— START MATERIAL —

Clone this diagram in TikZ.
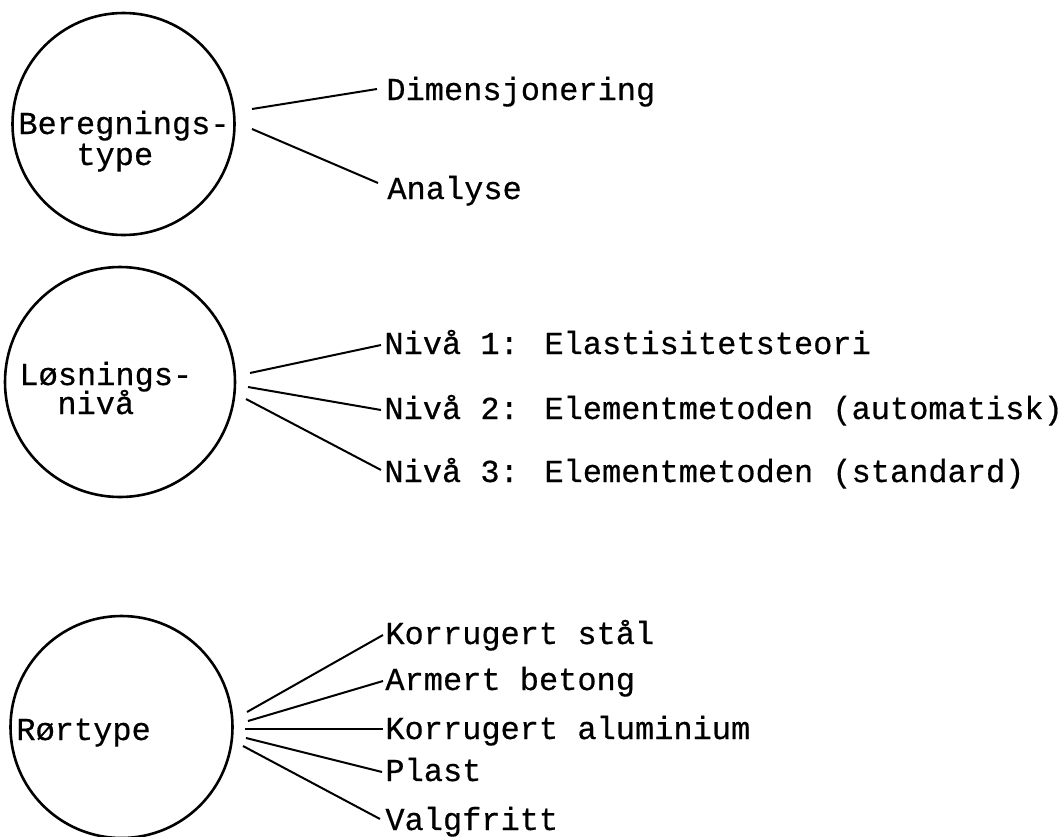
\documentclass[tikz,border=0pt]{standalone}
\usepackage{fontspec}
\setmainfont{Liberation Mono}[FakeBold=0.5]
\usetikzlibrary{calc}
\begin{document}
\begin{tikzpicture}[x=0.5pt,y=-0.5pt,
  ring/.style={draw, circle, line width=1.3pt, inner sep=0pt, minimum size=#1},
  lbl/.style={inner sep=0pt, anchor=west, text height=9pt, text depth=0pt,
              font=\fontsize{16}{19}\selectfont},
  link/.style={line width=1pt}]
\useasboundingbox (0,0) rectangle (1060,836);
\clip (0,0) rectangle (1060,836);

% ---- Beregningstype ----
\node[ring=111pt] (c1) at (123.5,124) {};
\node[lbl] (t1a) at (18,125) {Beregnings-};
\node[lbl] (t1b) at (76,156) {type};
\node[lbl] (dim) at (386,91) {Dimensjonering};
\node[lbl] (ana) at (387,190) {Analyse};
\coordinate (s1a) at (252,109);
\coordinate (s1b) at (252,129);
\draw[link] (s1a) -- ($(dim.west)+(-9,-2)$);
\draw[link] (s1b) -- ($(ana.west)+(-9,-7)$);

% ---- Losningsniva ----
\node[ring=115pt] (c2) at (120,382) {};
\node[lbl] (t2a) at (19,376) {Løsnings-};
\node[lbl] (t2b) at (57,405) {nivå};
\node[lbl] (n1) at (384,345) {Nivå 1: Elastisitetsteori};
\node[lbl] (n2) at (384,410) {Nivå 2: Elementmetoden (automatisk)};
\node[lbl] (n3) at (384,473) {Nivå 3: Elementmetoden (standard)};
\coordinate (s2a) at (250,373);
\coordinate (s2b) at (248,387);
\coordinate (s2c) at (246,399);
\draw[link] (s2a) -- ($(n1.west)+(-3,0)$);
\draw[link] (s2b) -- ($(n2.west)+(-3,0)$);
\draw[link] (s2c) -- ($(n3.west)+(-3,-3)$);

% ---- Rortype ----
\node[ring=111pt] (c3) at (121.5,727) {};
\node[lbl] (t3) at (16,731) {Rørtype};
\node[lbl] (r1) at (385,635) {Korrugert stål};
\node[lbl] (r2) at (385,681) {Armert betong};
\node[lbl] (r3) at (385,730) {Korrugert aluminium};
\node[lbl] (r4) at (385,772) {Plast};
\node[lbl] (r5) at (385,821) {Valgfritt};
\coordinate (s3a) at (247,712);
\coordinate (s3b) at (248,721);
\coordinate (s3c) at (245,729);
\coordinate (s3d) at (246,738);
\coordinate (s3e) at (243,746);
\draw[link] (s3a) -- ($(r1.west)+(-2,0)$);
\draw[link] (s3b) -- ($(r2.west)+(-2,0)$);
\draw[link] (s3c) -- ($(r3.west)+(-2,-1)$);
\draw[link] (s3d) -- ($(r4.west)+(-3,0)$);
\draw[link] (s3e) -- ($(r5.west)+(-5,-2)$);
\end{tikzpicture}
\end{document}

— END MATERIAL —

WRITTEN REQUEST:
Repeat, word for word and with no pictures, only the lines running from the beginning of the data to the line that contains "(s1b) -- ($(ana.west)+(-9,-7)$);".

RESPONSE BELOW:
Clone this diagram in TikZ.
\documentclass[tikz,border=0pt]{standalone}
\usepackage{fontspec}
\setmainfont{Liberation Mono}[FakeBold=0.5]
\usetikzlibrary{calc}
\begin{document}
\begin{tikzpicture}[x=0.5pt,y=-0.5pt,
  ring/.style={draw, circle, line width=1.3pt, inner sep=0pt, minimum size=#1},
  lbl/.style={inner sep=0pt, anchor=west, text height=9pt, text depth=0pt,
              font=\fontsize{16}{19}\selectfont},
  link/.style={line width=1pt}]
\useasboundingbox (0,0) rectangle (1060,836);
\clip (0,0) rectangle (1060,836);

% ---- Beregningstype ----
\node[ring=111pt] (c1) at (123.5,124) {};
\node[lbl] (t1a) at (18,125) {Beregnings-};
\node[lbl] (t1b) at (76,156) {type};
\node[lbl] (dim) at (386,91) {Dimensjonering};
\node[lbl] (ana) at (387,190) {Analyse};
\coordinate (s1a) at (252,109);
\coordinate (s1b) at (252,129);
\draw[link] (s1a) -- ($(dim.west)+(-9,-2)$);
\draw[link] (s1b) -- ($(ana.west)+(-9,-7)$);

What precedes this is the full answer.